-- Records for processing start --

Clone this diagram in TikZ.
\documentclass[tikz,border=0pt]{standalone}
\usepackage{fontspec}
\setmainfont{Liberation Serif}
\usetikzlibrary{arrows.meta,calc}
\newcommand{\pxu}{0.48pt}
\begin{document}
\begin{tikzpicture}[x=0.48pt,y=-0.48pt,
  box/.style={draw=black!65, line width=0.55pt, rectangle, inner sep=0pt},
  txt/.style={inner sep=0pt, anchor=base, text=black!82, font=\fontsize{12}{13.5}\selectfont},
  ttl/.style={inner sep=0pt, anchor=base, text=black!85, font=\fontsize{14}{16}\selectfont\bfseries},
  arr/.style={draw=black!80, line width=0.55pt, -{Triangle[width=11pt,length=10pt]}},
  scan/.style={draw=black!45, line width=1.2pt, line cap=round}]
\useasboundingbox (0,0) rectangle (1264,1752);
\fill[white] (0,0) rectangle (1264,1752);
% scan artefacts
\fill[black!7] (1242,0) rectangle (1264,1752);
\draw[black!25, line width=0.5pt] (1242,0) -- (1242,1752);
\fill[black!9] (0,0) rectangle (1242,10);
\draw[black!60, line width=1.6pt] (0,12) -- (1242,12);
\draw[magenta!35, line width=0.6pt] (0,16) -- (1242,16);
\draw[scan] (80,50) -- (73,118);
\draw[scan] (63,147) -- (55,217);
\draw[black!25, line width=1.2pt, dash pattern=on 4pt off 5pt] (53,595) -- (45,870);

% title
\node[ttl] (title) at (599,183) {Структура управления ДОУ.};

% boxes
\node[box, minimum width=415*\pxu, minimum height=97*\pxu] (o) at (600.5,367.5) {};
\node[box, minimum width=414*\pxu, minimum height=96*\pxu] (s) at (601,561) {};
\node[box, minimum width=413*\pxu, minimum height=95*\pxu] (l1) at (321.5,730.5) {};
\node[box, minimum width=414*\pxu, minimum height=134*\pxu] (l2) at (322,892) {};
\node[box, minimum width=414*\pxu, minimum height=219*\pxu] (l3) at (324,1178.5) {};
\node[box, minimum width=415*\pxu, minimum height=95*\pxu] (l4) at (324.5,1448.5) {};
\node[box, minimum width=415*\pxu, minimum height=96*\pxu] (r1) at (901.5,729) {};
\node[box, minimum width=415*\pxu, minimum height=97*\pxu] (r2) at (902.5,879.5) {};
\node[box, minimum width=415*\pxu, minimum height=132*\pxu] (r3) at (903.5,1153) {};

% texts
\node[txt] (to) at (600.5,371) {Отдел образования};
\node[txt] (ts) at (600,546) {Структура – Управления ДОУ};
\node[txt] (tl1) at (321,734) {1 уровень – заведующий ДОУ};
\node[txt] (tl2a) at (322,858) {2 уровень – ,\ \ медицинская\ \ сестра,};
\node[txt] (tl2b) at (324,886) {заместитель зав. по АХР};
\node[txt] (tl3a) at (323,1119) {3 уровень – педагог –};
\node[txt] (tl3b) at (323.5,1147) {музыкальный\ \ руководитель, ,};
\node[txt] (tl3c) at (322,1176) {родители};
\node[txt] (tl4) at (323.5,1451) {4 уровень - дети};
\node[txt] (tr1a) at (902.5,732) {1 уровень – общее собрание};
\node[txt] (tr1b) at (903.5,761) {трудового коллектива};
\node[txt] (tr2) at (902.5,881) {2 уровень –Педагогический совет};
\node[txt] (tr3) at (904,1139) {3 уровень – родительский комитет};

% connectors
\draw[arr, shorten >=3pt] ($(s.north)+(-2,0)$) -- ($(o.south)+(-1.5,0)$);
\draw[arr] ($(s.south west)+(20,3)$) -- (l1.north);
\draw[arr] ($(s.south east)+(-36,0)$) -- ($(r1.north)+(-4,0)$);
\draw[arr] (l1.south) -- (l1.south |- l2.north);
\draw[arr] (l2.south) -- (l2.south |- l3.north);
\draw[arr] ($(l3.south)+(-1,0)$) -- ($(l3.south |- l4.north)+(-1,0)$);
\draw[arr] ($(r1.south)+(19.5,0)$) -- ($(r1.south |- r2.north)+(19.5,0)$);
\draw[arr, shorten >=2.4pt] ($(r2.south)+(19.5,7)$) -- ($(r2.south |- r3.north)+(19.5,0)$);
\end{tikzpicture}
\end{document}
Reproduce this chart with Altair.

-- Records for processing end --

> _Task goal_
Restate all of the entries above precisely.

> _Written solution_
Clone this diagram in TikZ.
\documentclass[tikz,border=0pt]{standalone}
\usepackage{fontspec}
\setmainfont{Liberation Serif}
\usetikzlibrary{arrows.meta,calc}
\newcommand{\pxu}{0.48pt}
\begin{document}
\begin{tikzpicture}[x=0.48pt,y=-0.48pt,
  box/.style={draw=black!65, line width=0.55pt, rectangle, inner sep=0pt},
  txt/.style={inner sep=0pt, anchor=base, text=black!82, font=\fontsize{12}{13.5}\selectfont},
  ttl/.style={inner sep=0pt, anchor=base, text=black!85, font=\fontsize{14}{16}\selectfont\bfseries},
  arr/.style={draw=black!80, line width=0.55pt, -{Triangle[width=11pt,length=10pt]}},
  scan/.style={draw=black!45, line width=1.2pt, line cap=round}]
\useasboundingbox (0,0) rectangle (1264,1752);
\fill[white] (0,0) rectangle (1264,1752);
% scan artefacts
\fill[black!7] (1242,0) rectangle (1264,1752);
\draw[black!25, line width=0.5pt] (1242,0) -- (1242,1752);
\fill[black!9] (0,0) rectangle (1242,10);
\draw[black!60, line width=1.6pt] (0,12) -- (1242,12);
\draw[magenta!35, line width=0.6pt] (0,16) -- (1242,16);
\draw[scan] (80,50) -- (73,118);
\draw[scan] (63,147) -- (55,217);
\draw[black!25, line width=1.2pt, dash pattern=on 4pt off 5pt] (53,595) -- (45,870);

% title
\node[ttl] (title) at (599,183) {Структура управления ДОУ.};

% boxes
\node[box, minimum width=415*\pxu, minimum height=97*\pxu] (o) at (600.5,367.5) {};
\node[box, minimum width=414*\pxu, minimum height=96*\pxu] (s) at (601,561) {};
\node[box, minimum width=413*\pxu, minimum height=95*\pxu] (l1) at (321.5,730.5) {};
\node[box, minimum width=414*\pxu, minimum height=134*\pxu] (l2) at (322,892) {};
\node[box, minimum width=414*\pxu, minimum height=219*\pxu] (l3) at (324,1178.5) {};
\node[box, minimum width=415*\pxu, minimum height=95*\pxu] (l4) at (324.5,1448.5) {};
\node[box, minimum width=415*\pxu, minimum height=96*\pxu] (r1) at (901.5,729) {};
\node[box, minimum width=415*\pxu, minimum height=97*\pxu] (r2) at (902.5,879.5) {};
\node[box, minimum width=415*\pxu, minimum height=132*\pxu] (r3) at (903.5,1153) {};

% texts
\node[txt] (to) at (600.5,371) {Отдел образования};
\node[txt] (ts) at (600,546) {Структура – Управления ДОУ};
\node[txt] (tl1) at (321,734) {1 уровень – заведующий ДОУ};
\node[txt] (tl2a) at (322,858) {2 уровень – ,\ \ медицинская\ \ сестра,};
\node[txt] (tl2b) at (324,886) {заместитель зав. по АХР};
\node[txt] (tl3a) at (323,1119) {3 уровень – педагог –};
\node[txt] (tl3b) at (323.5,1147) {музыкальный\ \ руководитель, ,};
\node[txt] (tl3c) at (322,1176) {родители};
\node[txt] (tl4) at (323.5,1451) {4 уровень - дети};
\node[txt] (tr1a) at (902.5,732) {1 уровень – общее собрание};
\node[txt] (tr1b) at (903.5,761) {трудового коллектива};
\node[txt] (tr2) at (902.5,881) {2 уровень –Педагогический совет};
\node[txt] (tr3) at (904,1139) {3 уровень – родительский комитет};

% connectors
\draw[arr, shorten >=3pt] ($(s.north)+(-2,0)$) -- ($(o.south)+(-1.5,0)$);
\draw[arr] ($(s.south west)+(20,3)$) -- (l1.north);
\draw[arr] ($(s.south east)+(-36,0)$) -- ($(r1.north)+(-4,0)$);
\draw[arr] (l1.south) -- (l1.south |- l2.north);
\draw[arr] (l2.south) -- (l2.south |- l3.north);
\draw[arr] ($(l3.south)+(-1,0)$) -- ($(l3.south |- l4.north)+(-1,0)$);
\draw[arr] ($(r1.south)+(19.5,0)$) -- ($(r1.south |- r2.north)+(19.5,0)$);
\draw[arr, shorten >=2.4pt] ($(r2.south)+(19.5,7)$) -- ($(r2.south |- r3.north)+(19.5,0)$);
\end{tikzpicture}
\end{document}
Reproduce this chart with Altair.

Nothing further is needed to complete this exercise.